Résultat concret de cette diplomatie active en direction de l’Ethiopie : les deux pays devraient, avec le Soudan, signer le 23 mars à Khartoum un document définissant les principes de règlement du litige du barrage, selon le ministre soudanais des Affaires étrangères, Ali Karti. Cet accord de principe a été formulé, le 6 mars, lors d’une rencontre dans la capitale soudanaise entre les ministres des Affaires étrangères et de l’Irrigation des trois pays, qui partagent le bassin du Nil bleu. Il traite, pour la première fois, du mode de remplissage du lac-réservoir du barrage et du mécanisme de fonctionnement de ce dernier. Le document attendait, pour son entrée en vigueur, l’accord des trois chefs d’Etat. L’étape suivante est le choix par les trois Etats du cabinet d’expertise internationale, qui doit mener deux études sur l’impact environnemental, économique et social du barrage et ses effets sur la quote-part des deux pays d’aval, l’Egypte et le Soudan. Sans préjuger de la suite des événements, ce qui a été accompli jusqu’ici représente des pas dans la bonne direction, qui devraient être suivis par d’autres.

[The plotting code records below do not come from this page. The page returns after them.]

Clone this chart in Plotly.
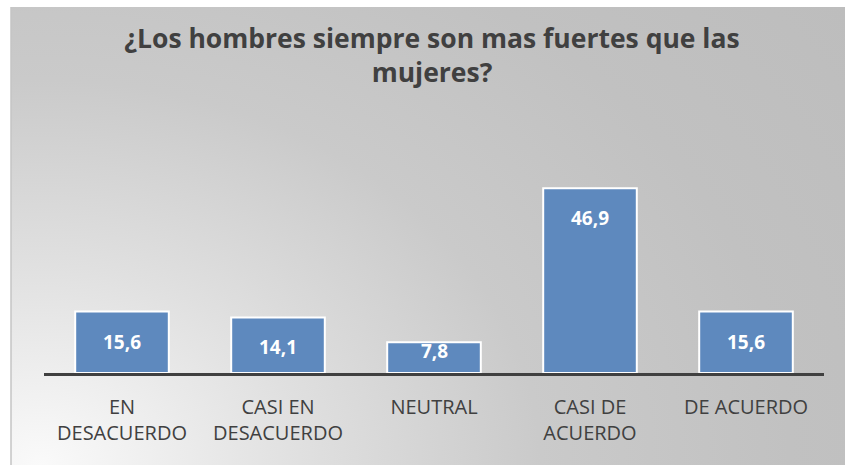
import plotly.graph_objects as go

W, H = 845, 465

categories = ["EN<br>DESACUERDO", "CASI EN<br>DESACUERDO", "NEUTRAL", "CASI DE<br>ACUERDO", "DE ACUERDO"]
values = [15.6, 14.1, 7.8, 46.9, 15.6]
title_text = "¿Los hombres siempre son mas fuertes que las<br>mujeres?"

BAR_COLOR = "#5E89BE"
TEXT_DARK = "#404040"
FONT = "Open Sans"

# plot area in pixels (bar subplot)
plot_left, plot_right = 44, 824
plot_top, plot_bottom = 176, 373
y_max = 50
# chart frame (gray area) starts a little in from the top-left
bg_left, bg_top = 11, 7

fig = go.Figure()

# background: radial gray gradient, lighter toward bottom-left
cx, cy, rx, ry = 29, 0, 1000, 770
fig.add_trace(go.Scatter(
    x=[cx - rx, cx + rx, cx + rx, cx - rx, cx - rx],
    y=[cy - ry, cy - ry, cy + ry, cy + ry, cy - ry],
    mode="lines",
    line=dict(width=0),
    fill="toself",
    fillgradient=dict(
        type="radial",
        colorscale=[[0, "#FAFAFA"], [0.26, "#E0E0E0"], [0.5, "#CACACA"],
                    [0.75, "#C1C1C1"], [1, "#BDBDBD"]],
    ),
    hoverinfo="skip",
    showlegend=False,
    xaxis="x", yaxis="y",
))

fig.add_trace(go.Bar(
    x=categories,
    y=values,
    marker=dict(color=BAR_COLOR, line=dict(color="white", width=2)),
    width=0.6,
    hoverinfo="skip",
    showlegend=False,
    xaxis="x2", yaxis="y2",
))

# data labels near the top, inside each bar
px_per_unit = (plot_bottom - plot_top) / y_max
for cat, v in zip(categories, values):
    h = v * px_per_unit
    shift = min(30, h - 22)
    fig.add_annotation(
        x=cat, y=v, xref="x2", yref="y2",
        text="<b>" + f"{v:.1f}".replace(".", ",") + "</b>",
        showarrow=False, yanchor="middle", yshift=-shift,
        font=dict(family=FONT, size=19, color="white"),
    )

# white page strips around the chart frame, plus its left border
fig.add_shape(type="rect", xref="paper", yref="paper", layer="below",
              x0=0, x1=bg_left / W, y0=0, y1=1,
              fillcolor="white", line=dict(width=0))
fig.add_shape(type="rect", xref="paper", yref="paper", layer="below",
              x0=0, x1=1, y0=(H - bg_top) / H, y1=1,
              fillcolor="white", line=dict(width=0))
fig.add_shape(type="line", xref="paper", yref="paper",
              x0=bg_left / W, x1=bg_left / W, y0=0, y1=(H - bg_top) / H,
              line=dict(color="#C4C4C4", width=1.5))

fig.update_layout(
    width=W, height=H,
    margin=dict(l=0, r=0, t=0, b=0),
    paper_bgcolor="#BDBDBD",
    plot_bgcolor="rgba(0,0,0,0)",
    title=dict(
        text=title_text,
        x=432 / W, xanchor="center",
        y=1 - 48 / H, yanchor="middle", yref="container",
        font=dict(family=FONT, size=26.5, color=TEXT_DARK, weight="bold"),
    ),
    xaxis=dict(domain=[bg_left / W, 1], range=[0, W - bg_left], visible=False, fixedrange=True),
    yaxis=dict(domain=[0, (H - bg_top) / H], range=[0, H - bg_top], visible=False, fixedrange=True),
    xaxis2=dict(
        domain=[plot_left / W, plot_right / W], anchor="y2",
        showline=True, linecolor=TEXT_DARK, linewidth=3,
        showgrid=False, ticks="", ticklabelstandoff=14,
        tickfont=dict(family=FONT, size=20, color=TEXT_DARK),
    ),
    yaxis2=dict(
        domain=[(H - plot_bottom) / H, (H - plot_top) / H], anchor="x2",
        range=[0, y_max], visible=False,
    ),
)

# drop the default page margin so the figure fills the window exactly
fig.write_html("out.html", config={"displayModeBar": False},
               post_script="document.body.style.margin = '0';")
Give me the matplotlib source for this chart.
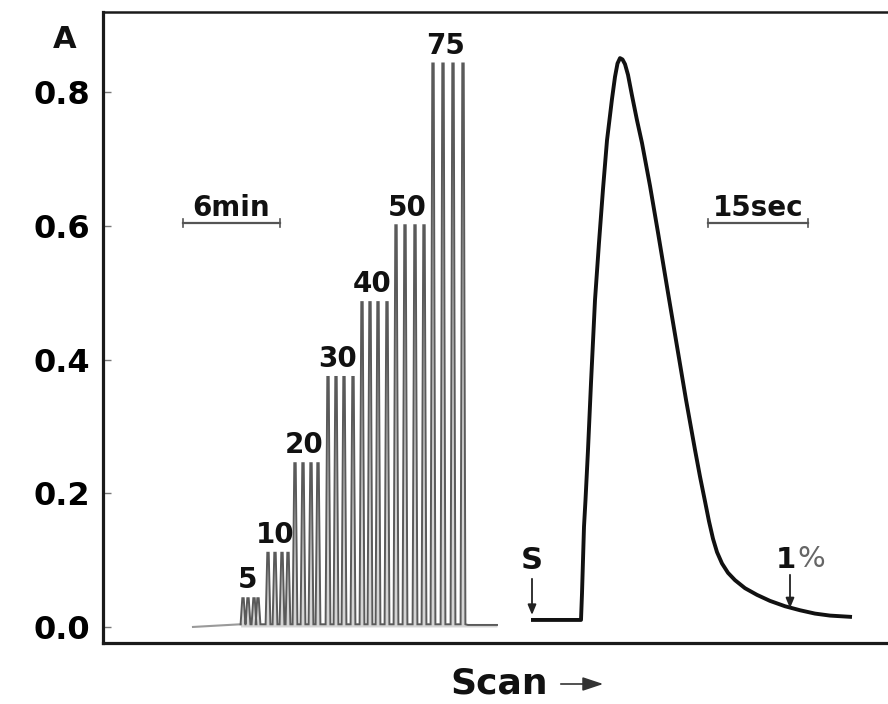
import matplotlib
matplotlib.use("Agg")
import matplotlib.pyplot as plt
import matplotlib.patches as mpatches

# ---------------- data ----------------
conc_labels = ["5", "10", "20", "30", "40", "50", "75"]
group_heights = [0.043, 0.111, 0.245, 0.374, 0.486, 0.601, 0.843]
spike_pos = [
    [243, 248, 254, 258],
    [268, 275, 282, 288],
    [295, 303, 311, 318],
    [328, 336, 344, 353],
    [362, 370, 378, 387],
    [396, 405, 415, 424],
    [433, 443, 453, 463],
]
baseline_start = 193
baseline_end = 497

peak_x = [531, 581, 582, 583, 584, 585.5, 588, 591, 595, 599, 603, 607, 612,
          615, 617.5, 620, 622.5, 625, 628, 632, 637, 642, 650, 658, 668, 677,
          686, 695, 700, 705, 709, 713, 717, 722, 728, 735, 745, 757, 770, 785,
          800, 815, 830, 852]
peak_y = [0.0105, 0.0105, 0.05, 0.10, 0.15, 0.19, 0.265, 0.365, 0.489, 0.575,
          0.655, 0.728, 0.790, 0.823, 0.843, 0.851, 0.849, 0.842, 0.826, 0.795,
          0.758, 0.724, 0.660, 0.590, 0.500, 0.420, 0.340, 0.265, 0.225, 0.188,
          0.158, 0.132, 0.112, 0.095, 0.081, 0.070, 0.058, 0.048, 0.039, 0.031,
          0.025, 0.020, 0.017, 0.015]

yticks = [0.0, 0.2, 0.4, 0.6, 0.8]
ytick_labels = ["0.0", "0.2", "0.4", "0.6", "0.8"]

FONT = "DejaVu Sans"

# ---------------- figure ----------------
W, H = 888, 704
fig = plt.figure(figsize=(W / 100, H / 100), dpi=100)
fig.patch.set_facecolor("white")
x_left, x_right = 103, 905
y_top_px, y_bot_px = 12, 643
ax = fig.add_axes([x_left / W, (H - y_bot_px) / H,
                   (x_right - x_left) / W, (y_bot_px - y_top_px) / H])
ax.set_xlim(x_left, x_right)
ax.set_ylim(-0.024, 0.92)
ax.set_facecolor("white")

for s in ["left", "bottom"]:
    ax.spines[s].set_linewidth(2.3)
    ax.spines[s].set_color("#1a1a1a")
ax.spines["top"].set_linewidth(1.8)
ax.spines["top"].set_color("#1a1a1a")
ax.spines["right"].set_visible(False)

ax.set_xticks([])
ax.set_yticks(yticks)
ax.set_yticklabels(ytick_labels, fontsize=23, fontweight="bold", family=FONT)
ax.tick_params(axis="y", direction="in", length=6, width=1, color="#777777",
               pad=9)

# ---- left: series of injections ----
tx = [baseline_start]
ty = [0.0]
for grp, h in zip(spike_pos, group_heights):
    for x in grp:
        tx += [x - 2.4, x - 0.7, x + 0.7, x + 2.4]
        ty += [0.004, h, h, 0.004]
tx += [468, 470, baseline_end]
ty += [0.003, 0.003, 0.003]
ax.fill_between(tx[1:], 0, ty[1:], color="#d4d4d4", lw=0, zorder=1)
ax.plot(tx[:2], ty[:2], color="#9a9a9a", lw=1.5, zorder=2)
ax.plot(tx[1:], ty[1:], color="#5a5a5a", lw=1.4, solid_joinstyle="miter",
        zorder=2)

for lab, grp, h in zip(conc_labels, spike_pos, group_heights):
    cx = (grp[0] + grp[-1]) / 2
    ax.annotate(lab, (cx, h), xytext=(-2, 7), textcoords="offset points",
                ha="center", va="baseline", fontsize=20, fontweight="bold",
                family=FONT, color="#111111")

# ---- right: single peak ----
ax.plot(peak_x, peak_y, color="#111111", lw=2.8, solid_joinstyle="round",
        solid_capstyle="butt")

# arrows S and 1%
arrow_kw = dict(arrowstyle="-|>,head_length=0.6,head_width=0.25",
                color="#222222", lw=1.3, shrinkA=0, shrinkB=0)
ax.annotate("", xy=(532, 0.018), xytext=(532, 0.072), arrowprops=arrow_kw)
ax.text(532, 0.086, "S", ha="center", va="baseline", fontsize=22,
        fontweight="bold", family=FONT, color="#111111")
ax.annotate("", xy=(790, 0.028), xytext=(790, 0.078), arrowprops=arrow_kw)
ax.text(786, 0.088, "1", ha="center", va="baseline", fontsize=21,
        fontweight="bold", family=FONT, color="#111111")
ax.text(797, 0.090, "%", ha="left", va="baseline", fontsize=21,
        family=FONT, color="#666666")

# scale bars
def scale_bar(x0, x1, yv, label):
    ax.plot([x0, x1], [yv, yv], color="#555555", lw=1.6)
    ax.plot([x0, x0], [yv - 0.006, yv + 0.006], color="#555555", lw=1.2)
    ax.plot([x1, x1], [yv - 0.006, yv + 0.006], color="#555555", lw=1.2)
    ax.annotate(label, ((x0 + x1) / 2, yv), xytext=(0, 5),
                textcoords="offset points", ha="center", va="baseline",
                fontsize=20, fontweight="bold", family=FONT, color="#111111")

scale_bar(183, 280, 0.604, "6min")
scale_bar(708, 808, 0.604, "15sec")

# "A" axis label
fig.text(65 / W, (H - 48) / H, "A", ha="center", va="baseline", fontsize=22,
         fontweight="bold", family=FONT, color="#111111")

# "Scan ->"
fig.text(548 / W, (H - 694) / H, "Scan", ha="right", va="baseline",
         fontsize=26, fontweight="bold", family=FONT, color="#111111")
fig.patches.append(mpatches.FancyArrowPatch(
    (558 / W, (H - 684) / H), (606 / W, (H - 684) / H),
    transform=fig.transFigure, arrowstyle="-|>,head_length=0.9,head_width=0.3",
    color="#333333", lw=1.2, mutation_scale=14))

fig.savefig("out.png", dpi=100, facecolor="white")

Le retour progressif de l’Egypte sur la scène africaine a été principalement motivé par la nécessité de régler le contentieux avec l’Ethiopie, et le reste des pays du bassin du Nil, sur le partage des eaux de la rivière. Mais les intérêts de l’Egypte en Afrique vont bien au-delà de cette question, certes de sécurité nationale, pour englober celles de développement économique et de lutte contre le terrorisme et l’extrémisme religieux.